According to Elegbede, part of government’s incentives to promote indigenous art and craft industry in the state is the annual exhibition tagged: Kwara State Festival of Arts and Craft. “In 2010, we organized Kwara State Festival of Arts and Craft (KWAFEST) to promote indigenous industries. It was organized by the Ministry of Social Development, Culture and Tourism. Council for Arts and culture is under that ministry. This is in addition to National Festival for Arts and Culture (NAFEST), which is being organized by the Federal Government.” He explained that inability to hold the event in the two previous years was due to lack of funds.
In his opinion, there is a need for deliberate effort to involve fashion designers in promotion of local fabrics, as they are the ones setting the tone for latest vogue in town, noting that ‘some fashion designers have used Aso-oke in a very modern way.’
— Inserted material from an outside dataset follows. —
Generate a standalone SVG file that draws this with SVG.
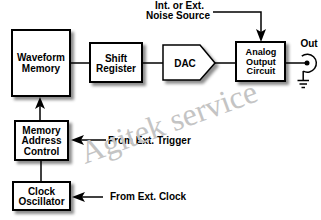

The President of Fashion Designers Association of Nigeria, Mrs. Funmi Ajila, speaking with Sunday Sun in a telephone interview, said effort was already being made to establish branches of the union in all the 36 states of the federation with a view to promoting local fabrics. “As new generation of fashion designers, we are out to set a new standard; we are doing everything to open chapters of our association in all the states of the federation with a view to promoting local fabrics and modernize them.
But government on its part should look inward and come up with a policy that will build our textile industries. At present, government is not encouraging us.”
There is a consensus among the stakeholders that government’s non chalant attitude is impacting negatively on the industry.
There is, therefore, an urgent need for a change to save the industry from collapsing and worsening the mass unemployment scourge in the country.